- Exercise directions -
Print exactly what lies from the line with "Emit a Python" down to the line with "82.7, 81.8, 81.2, 80.5]", counting both of those lines, but not the pictures.

- Material -
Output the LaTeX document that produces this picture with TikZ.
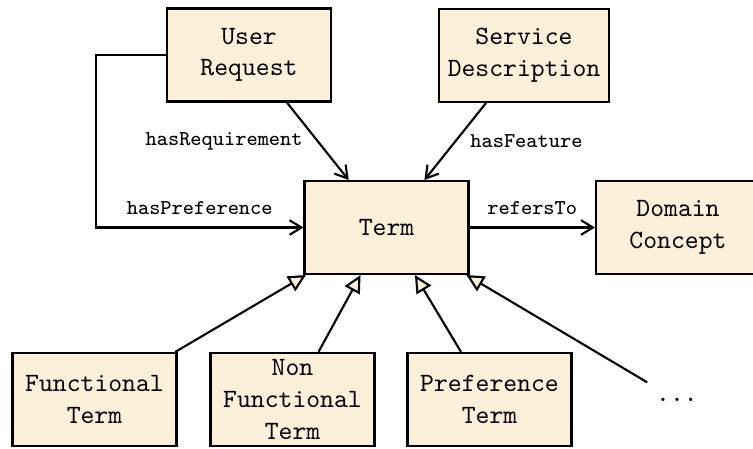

==

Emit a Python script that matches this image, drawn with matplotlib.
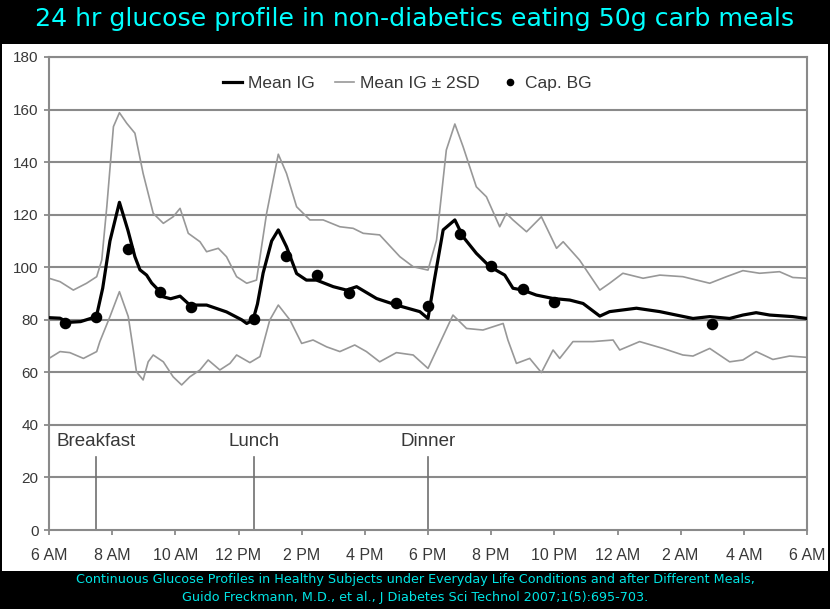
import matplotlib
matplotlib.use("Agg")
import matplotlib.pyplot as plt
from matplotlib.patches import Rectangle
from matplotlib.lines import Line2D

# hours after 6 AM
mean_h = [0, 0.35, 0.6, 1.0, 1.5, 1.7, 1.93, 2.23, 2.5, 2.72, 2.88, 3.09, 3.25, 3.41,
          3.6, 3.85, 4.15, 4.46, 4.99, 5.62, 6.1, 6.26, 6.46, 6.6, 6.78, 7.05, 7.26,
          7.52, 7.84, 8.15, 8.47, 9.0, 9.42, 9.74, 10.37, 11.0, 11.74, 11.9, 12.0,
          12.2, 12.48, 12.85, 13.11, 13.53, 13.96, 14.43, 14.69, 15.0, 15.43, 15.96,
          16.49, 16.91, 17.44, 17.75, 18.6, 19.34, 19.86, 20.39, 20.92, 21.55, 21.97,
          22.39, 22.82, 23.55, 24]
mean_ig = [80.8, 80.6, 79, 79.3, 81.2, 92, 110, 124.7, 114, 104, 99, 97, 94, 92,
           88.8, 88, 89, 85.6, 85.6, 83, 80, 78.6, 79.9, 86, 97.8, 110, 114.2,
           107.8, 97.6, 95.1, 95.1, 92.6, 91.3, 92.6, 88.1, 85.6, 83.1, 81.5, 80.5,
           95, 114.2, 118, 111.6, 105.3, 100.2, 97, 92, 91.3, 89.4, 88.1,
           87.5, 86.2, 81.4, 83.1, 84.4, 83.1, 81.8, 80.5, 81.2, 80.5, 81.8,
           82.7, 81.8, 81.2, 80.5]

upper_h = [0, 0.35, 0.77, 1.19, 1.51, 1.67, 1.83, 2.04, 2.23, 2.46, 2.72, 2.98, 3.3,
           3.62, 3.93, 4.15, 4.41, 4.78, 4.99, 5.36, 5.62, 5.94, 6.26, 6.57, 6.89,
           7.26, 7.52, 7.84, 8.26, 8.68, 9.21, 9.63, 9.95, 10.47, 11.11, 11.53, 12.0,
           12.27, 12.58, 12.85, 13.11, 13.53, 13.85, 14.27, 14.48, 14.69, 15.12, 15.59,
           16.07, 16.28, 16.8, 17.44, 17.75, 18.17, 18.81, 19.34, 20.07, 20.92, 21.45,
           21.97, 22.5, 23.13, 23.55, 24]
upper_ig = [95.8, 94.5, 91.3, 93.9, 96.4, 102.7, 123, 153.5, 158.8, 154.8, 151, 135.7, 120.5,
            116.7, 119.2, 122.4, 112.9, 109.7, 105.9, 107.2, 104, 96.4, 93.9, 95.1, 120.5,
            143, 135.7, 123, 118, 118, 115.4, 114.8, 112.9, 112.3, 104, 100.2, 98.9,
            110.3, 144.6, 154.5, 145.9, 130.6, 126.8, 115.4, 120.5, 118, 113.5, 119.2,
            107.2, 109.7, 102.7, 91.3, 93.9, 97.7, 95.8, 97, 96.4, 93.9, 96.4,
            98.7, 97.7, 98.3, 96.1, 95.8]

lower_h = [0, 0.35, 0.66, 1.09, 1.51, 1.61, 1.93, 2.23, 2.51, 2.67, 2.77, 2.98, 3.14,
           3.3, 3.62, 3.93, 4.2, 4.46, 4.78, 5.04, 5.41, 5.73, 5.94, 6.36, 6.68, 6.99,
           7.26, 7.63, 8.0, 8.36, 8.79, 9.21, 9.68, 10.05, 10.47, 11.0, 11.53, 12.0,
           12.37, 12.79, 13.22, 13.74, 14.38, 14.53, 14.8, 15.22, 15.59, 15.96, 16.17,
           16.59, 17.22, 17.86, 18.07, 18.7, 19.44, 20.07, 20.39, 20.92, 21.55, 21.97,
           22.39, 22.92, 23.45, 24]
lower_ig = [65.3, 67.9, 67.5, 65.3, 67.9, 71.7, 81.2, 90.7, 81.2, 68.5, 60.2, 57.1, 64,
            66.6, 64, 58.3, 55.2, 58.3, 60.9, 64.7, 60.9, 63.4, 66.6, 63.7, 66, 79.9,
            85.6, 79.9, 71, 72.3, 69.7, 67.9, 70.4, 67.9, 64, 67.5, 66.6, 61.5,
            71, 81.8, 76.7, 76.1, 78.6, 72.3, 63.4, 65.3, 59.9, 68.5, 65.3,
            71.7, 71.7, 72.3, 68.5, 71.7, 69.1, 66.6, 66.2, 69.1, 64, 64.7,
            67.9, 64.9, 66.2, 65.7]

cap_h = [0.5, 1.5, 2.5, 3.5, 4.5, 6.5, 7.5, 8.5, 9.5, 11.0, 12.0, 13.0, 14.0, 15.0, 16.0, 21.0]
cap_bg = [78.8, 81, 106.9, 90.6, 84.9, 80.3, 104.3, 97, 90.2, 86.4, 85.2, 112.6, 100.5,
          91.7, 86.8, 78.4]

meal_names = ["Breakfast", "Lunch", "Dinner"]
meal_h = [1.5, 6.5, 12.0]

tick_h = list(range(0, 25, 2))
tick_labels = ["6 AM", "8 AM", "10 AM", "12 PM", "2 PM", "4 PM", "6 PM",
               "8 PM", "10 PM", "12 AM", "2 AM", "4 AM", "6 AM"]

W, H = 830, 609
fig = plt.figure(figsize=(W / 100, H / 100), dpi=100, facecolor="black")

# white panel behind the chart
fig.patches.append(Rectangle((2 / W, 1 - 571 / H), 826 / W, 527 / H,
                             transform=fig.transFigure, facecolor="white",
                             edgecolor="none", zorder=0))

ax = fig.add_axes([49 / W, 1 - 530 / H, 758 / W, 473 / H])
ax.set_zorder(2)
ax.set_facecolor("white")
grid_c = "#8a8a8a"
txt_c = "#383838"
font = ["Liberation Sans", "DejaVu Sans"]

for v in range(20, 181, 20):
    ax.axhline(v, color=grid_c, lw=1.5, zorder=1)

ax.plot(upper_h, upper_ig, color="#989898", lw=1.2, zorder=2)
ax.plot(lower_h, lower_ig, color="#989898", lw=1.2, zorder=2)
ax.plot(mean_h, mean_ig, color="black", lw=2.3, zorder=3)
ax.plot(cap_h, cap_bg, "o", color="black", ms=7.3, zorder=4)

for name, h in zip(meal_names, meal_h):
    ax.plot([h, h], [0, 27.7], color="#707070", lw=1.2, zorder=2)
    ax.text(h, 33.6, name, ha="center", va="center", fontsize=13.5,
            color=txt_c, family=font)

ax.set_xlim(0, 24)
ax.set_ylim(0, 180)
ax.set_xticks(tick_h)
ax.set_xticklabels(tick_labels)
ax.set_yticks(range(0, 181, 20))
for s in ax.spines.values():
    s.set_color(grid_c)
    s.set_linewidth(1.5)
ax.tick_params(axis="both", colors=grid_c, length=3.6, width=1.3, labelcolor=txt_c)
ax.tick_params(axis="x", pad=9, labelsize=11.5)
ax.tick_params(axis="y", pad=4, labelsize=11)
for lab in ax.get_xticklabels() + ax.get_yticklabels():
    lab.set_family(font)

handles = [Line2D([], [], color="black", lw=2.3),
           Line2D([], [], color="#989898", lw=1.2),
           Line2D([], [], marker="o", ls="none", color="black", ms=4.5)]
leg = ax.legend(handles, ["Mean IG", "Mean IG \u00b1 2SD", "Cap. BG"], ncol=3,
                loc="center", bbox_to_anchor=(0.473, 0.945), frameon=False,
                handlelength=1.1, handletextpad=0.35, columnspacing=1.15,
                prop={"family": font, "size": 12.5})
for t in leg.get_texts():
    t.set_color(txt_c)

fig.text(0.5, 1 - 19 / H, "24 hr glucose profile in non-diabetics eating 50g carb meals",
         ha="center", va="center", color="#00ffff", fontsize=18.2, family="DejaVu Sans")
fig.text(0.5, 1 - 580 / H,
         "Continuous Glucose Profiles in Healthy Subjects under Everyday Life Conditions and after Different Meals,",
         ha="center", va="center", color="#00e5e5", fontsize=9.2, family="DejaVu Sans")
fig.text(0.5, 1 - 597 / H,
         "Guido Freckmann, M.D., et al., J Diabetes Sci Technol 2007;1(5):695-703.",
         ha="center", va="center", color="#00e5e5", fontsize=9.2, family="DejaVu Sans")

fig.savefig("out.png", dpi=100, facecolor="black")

- Final answer -
Emit a Python script that matches this image, drawn with matplotlib.
import matplotlib
matplotlib.use("Agg")
import matplotlib.pyplot as plt
from matplotlib.patches import Rectangle
from matplotlib.lines import Line2D

# hours after 6 AM
mean_h = [0, 0.35, 0.6, 1.0, 1.5, 1.7, 1.93, 2.23, 2.5, 2.72, 2.88, 3.09, 3.25, 3.41,
          3.6, 3.85, 4.15, 4.46, 4.99, 5.62, 6.1, 6.26, 6.46, 6.6, 6.78, 7.05, 7.26,
          7.52, 7.84, 8.15, 8.47, 9.0, 9.42, 9.74, 10.37, 11.0, 11.74, 11.9, 12.0,
          12.2, 12.48, 12.85, 13.11, 13.53, 13.96, 14.43, 14.69, 15.0, 15.43, 15.96,
          16.49, 16.91, 17.44, 17.75, 18.6, 19.34, 19.86, 20.39, 20.92, 21.55, 21.97,
          22.39, 22.82, 23.55, 24]
mean_ig = [80.8, 80.6, 79, 79.3, 81.2, 92, 110, 124.7, 114, 104, 99, 97, 94, 92,
           88.8, 88, 89, 85.6, 85.6, 83, 80, 78.6, 79.9, 86, 97.8, 110, 114.2,
           107.8, 97.6, 95.1, 95.1, 92.6, 91.3, 92.6, 88.1, 85.6, 83.1, 81.5, 80.5,
           95, 114.2, 118, 111.6, 105.3, 100.2, 97, 92, 91.3, 89.4, 88.1,
           87.5, 86.2, 81.4, 83.1, 84.4, 83.1, 81.8, 80.5, 81.2, 80.5, 81.8,
           82.7, 81.8, 81.2, 80.5]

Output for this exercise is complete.